PROVIDED DATA:
## Start

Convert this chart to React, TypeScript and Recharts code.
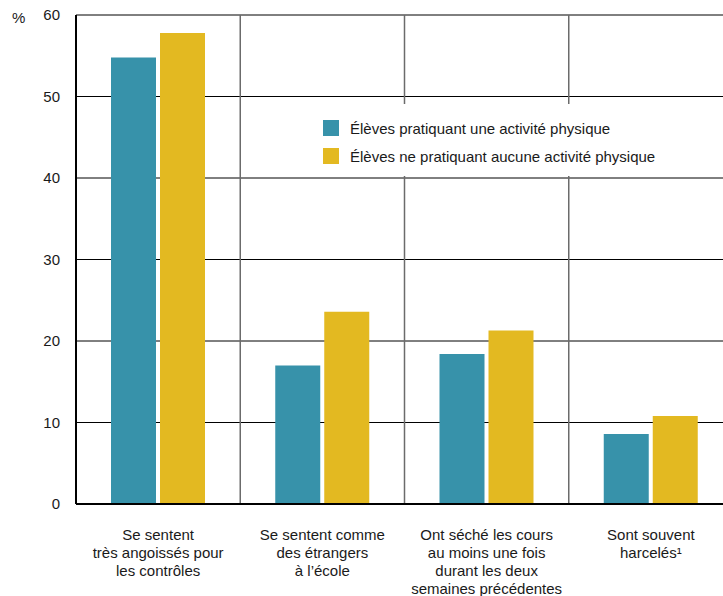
import { BarChart, Bar, XAxis, YAxis, CartesianGrid } from "recharts";

const categories = ["angoisse", "etrangers", "seche", "harceles"];

const categoryLines: string[][] = [
  ["Se sentent", "très angoissés pour", "les contrôles"],
  ["Se sentent comme", "des étrangers", "à l’école"],
  ["Ont séché les cours", "au moins une fois", "durant les deux", "semaines précédentes"],
  ["Sont souvent", "harcelés¹"],
];

const actifs = [54.8, 17, 18.4, 8.6];
const inactifs = [57.8, 23.6, 21.3, 10.8];

const yTicks = [0, 10, 20, 30, 40, 50, 60];

const series = [
  { key: "actifs", name: "Élèves pratiquant une activité physique", color: "#3792AA" },
  { key: "inactifs", name: "Élèves ne pratiquant aucune activité physique", color: "#E3B921" },
];

const data = categories.map((c, i) => ({
  cat: c,
  actifs: actifs[i],
  inactifs: inactifs[i],
}));

const FONT = '"Liberation Sans", Arial, Helvetica, sans-serif';

const CategoryTick = ({ x, y, payload }: any) => {
  const idx = categories.indexOf(payload.value);
  const lines = categoryLines[idx] || [];
  return (
    <text x={x} y={y + 28} textAnchor="middle" fill="#1a1a1a" fontSize={15} fontFamily={FONT}>
      {lines.map((l, i) => (
        <tspan key={i} x={x} dy={i === 0 ? 0 : 18}>
          {l}
        </tspan>
      ))}
    </text>
  );
};

// category boundaries (band starts), not centres
const boundaryLines = ({ xAxis, offset }: any) => {
  const s = xAxis?.scale;
  if (typeof s === "function") {
    return categories.slice(1).map((c) => s(c));
  }
  return [1, 2, 3].map((i) => offset.left + (i * offset.width) / categories.length);
};

export default function App() {
  return (
    <div
      style={{
        position: "fixed",
        left: 0,
        top: 0,
        width: 723,
        height: 596,
        overflow: "hidden",
        background: "#fff",
        fontFamily: FONT,
      }}
    >
      <div style={{ position: "absolute", left: 12, top: 9, fontSize: 15, color: "#1a1a1a" }}>%</div>
      <BarChart
        width={740}
        height={600}
        data={data}
        margin={{ top: 15, right: 7, bottom: 66, left: 0 }}
        barSize={45}
        barGap={4}
      >
        <CartesianGrid vertical={false} stroke="#000" strokeWidth={1} />
        <CartesianGrid
          horizontal={false}
          stroke="#6b6b6b"
          strokeWidth={1.5}
          verticalCoordinatesGenerator={boundaryLines}
        />
        <XAxis
          dataKey="cat"
          height={30}
          tickLine={false}
          axisLine={{ stroke: "#000", strokeWidth: 2 }}
          tick={<CategoryTick />}
          interval={0}
        />
        <YAxis
          width={76}
          domain={[0, 60]}
          ticks={yTicks}
          tickLine={false}
          tickSize={0}
          tickMargin={16}
          axisLine={{ stroke: "#000", strokeWidth: 2 }}
          tick={{ fill: "#1a1a1a", fontSize: 15, fontFamily: FONT }}
        />
        {series.map((s) => (
          <Bar key={s.key} dataKey={s.key} name={s.name} fill={s.color} isAnimationActive={false} />
        ))}
      </BarChart>
      {/* legend sits in a white box over the grid */}
      <div
        style={{
          position: "absolute",
          top: 104,
          left: 312,
          background: "#fff",
          padding: "10px 24px 6px 11px",
        }}
      >
        {series.map((s) => (
          <div key={s.key} style={{ display: "flex", alignItems: "center", height: 28 }}>
            <div style={{ width: 16, height: 16, background: s.color, marginRight: 11 }} />
            <span style={{ fontSize: 15, color: "#1a1a1a" }}>{s.name}</span>
          </div>
        ))}
      </div>
    </div>
  );
}
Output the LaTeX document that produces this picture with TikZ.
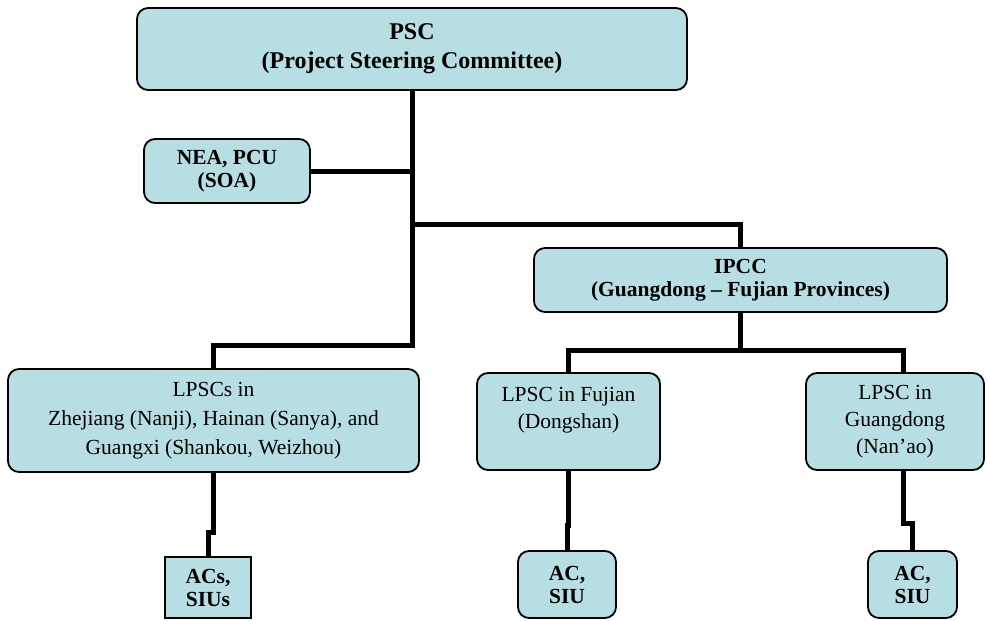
\documentclass[tikz,border=0pt]{standalone}
\usepackage{fontspec}
\setmainfont{Liberation Serif}
\definecolor{boxfill}{RGB}{183,222,226}
\begin{document}
\begin{tikzpicture}[x=1pt,y=-1pt,
  box/.style={draw=black, line width=1.8pt, fill=boxfill, rounded corners=11pt,
    inner sep=0pt, align=center, font=\fontsize{21.5}{27}\selectfont},
  boldbox/.style={box, font=\fontsize{21.5}{23}\selectfont\bfseries},
  sqbox/.style={boldbox, rounded corners=0pt},
  conn/.style={draw=black, line width=5pt, line join=miter}]
\useasboundingbox (0,0) rectangle (988,621);

\node[boldbox, minimum width=550, minimum height=82, font=\fontsize{24}{29}\selectfont\bfseries] (psc) at (412,49)
  {PSC\\(Project Steering Committee)};
\node[boldbox, minimum width=166, minimum height=64] (nea) at (227,171) {NEA, PCU\\(SOA)};
\node[boldbox, minimum width=413, minimum height=64] (ipcc) at (740.5,280)
  {IPCC\\(Guangdong -- Fujian Provinces)};
\node[box, minimum width=411, minimum height=103, font=\fontsize{21.5}{29}\selectfont] (lpscs) at (213.5,420.5)
  {LPSCs in\\Zhejiang (Nanji), Hainan (Sanya), and\\Guangxi (Shankou, Weizhou)};
\node[box, minimum width=183, minimum height=97] (fujian) at (568.5,421.5)
  {LPSC in Fujian\\(Dongshan)\\\mbox{}};
\node[box, minimum width=178, minimum height=97] (guangdong) at (895,421.5)
  {LPSC in\\Guangdong\\(Nan'ao)};
\node[sqbox, minimum width=86, minimum height=61] (acs) at (208,587.5) {ACs,\\SIUs};
\node[boldbox, minimum width=98, minimum height=67] (ac1) at (567,584.5) {AC,\\SIU};
\node[boldbox, minimum width=89, minimum height=67] (ac2) at (912.5,584.5) {AC,\\SIU};

\coordinate (gx) at (903,350);
\coordinate (gb) at (903,470);

\draw[conn] (psc.south) -- (psc.south |- 0,345) -| (lpscs.north);
\draw[conn] (nea.east) -- (nea.east -| psc.south);
\draw[conn] (psc.south |- 0,224) -| (ipcc.north);
\draw[conn] (ipcc.south) -- (ipcc.south |- gx);
\draw[conn] (fujian.north) |- (gx) -- (gx |- guangdong.north);
\draw[conn] (lpscs.south) -- (lpscs.south |- 0,532) -| (acs.north);
\draw[conn] (fujian.south) -- (fujian.south |- 0,525) -| (ac1.north);
\draw[conn] (gb) -- (gb |- 0,523) -| (ac2.north);
\end{tikzpicture}
\end{document}
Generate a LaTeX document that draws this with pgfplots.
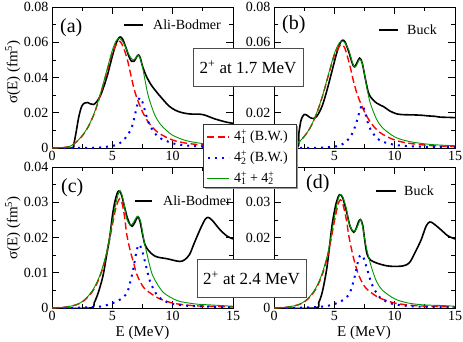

## End

REQUIRED WORK: Reproduce exactly the section that begins with the line containing "Output the LaTeX" and ends with the line containing "(gb) at (903,470);". Both boundary lines belong in the copy, but pictures do not.

SOLUTION TO THIS PROBLEM:
Output the LaTeX document that produces this picture with TikZ.
\documentclass[tikz,border=0pt]{standalone}
\usepackage{fontspec}
\setmainfont{Liberation Serif}
\definecolor{boxfill}{RGB}{183,222,226}
\begin{document}
\begin{tikzpicture}[x=1pt,y=-1pt,
  box/.style={draw=black, line width=1.8pt, fill=boxfill, rounded corners=11pt,
    inner sep=0pt, align=center, font=\fontsize{21.5}{27}\selectfont},
  boldbox/.style={box, font=\fontsize{21.5}{23}\selectfont\bfseries},
  sqbox/.style={boldbox, rounded corners=0pt},
  conn/.style={draw=black, line width=5pt, line join=miter}]
\useasboundingbox (0,0) rectangle (988,621);

\node[boldbox, minimum width=550, minimum height=82, font=\fontsize{24}{29}\selectfont\bfseries] (psc) at (412,49)
  {PSC\\(Project Steering Committee)};
\node[boldbox, minimum width=166, minimum height=64] (nea) at (227,171) {NEA, PCU\\(SOA)};
\node[boldbox, minimum width=413, minimum height=64] (ipcc) at (740.5,280)
  {IPCC\\(Guangdong -- Fujian Provinces)};
\node[box, minimum width=411, minimum height=103, font=\fontsize{21.5}{29}\selectfont] (lpscs) at (213.5,420.5)
  {LPSCs in\\Zhejiang (Nanji), Hainan (Sanya), and\\Guangxi (Shankou, Weizhou)};
\node[box, minimum width=183, minimum height=97] (fujian) at (568.5,421.5)
  {LPSC in Fujian\\(Dongshan)\\\mbox{}};
\node[box, minimum width=178, minimum height=97] (guangdong) at (895,421.5)
  {LPSC in\\Guangdong\\(Nan'ao)};
\node[sqbox, minimum width=86, minimum height=61] (acs) at (208,587.5) {ACs,\\SIUs};
\node[boldbox, minimum width=98, minimum height=67] (ac1) at (567,584.5) {AC,\\SIU};
\node[boldbox, minimum width=89, minimum height=67] (ac2) at (912.5,584.5) {AC,\\SIU};

\coordinate (gx) at (903,350);
\coordinate (gb) at (903,470);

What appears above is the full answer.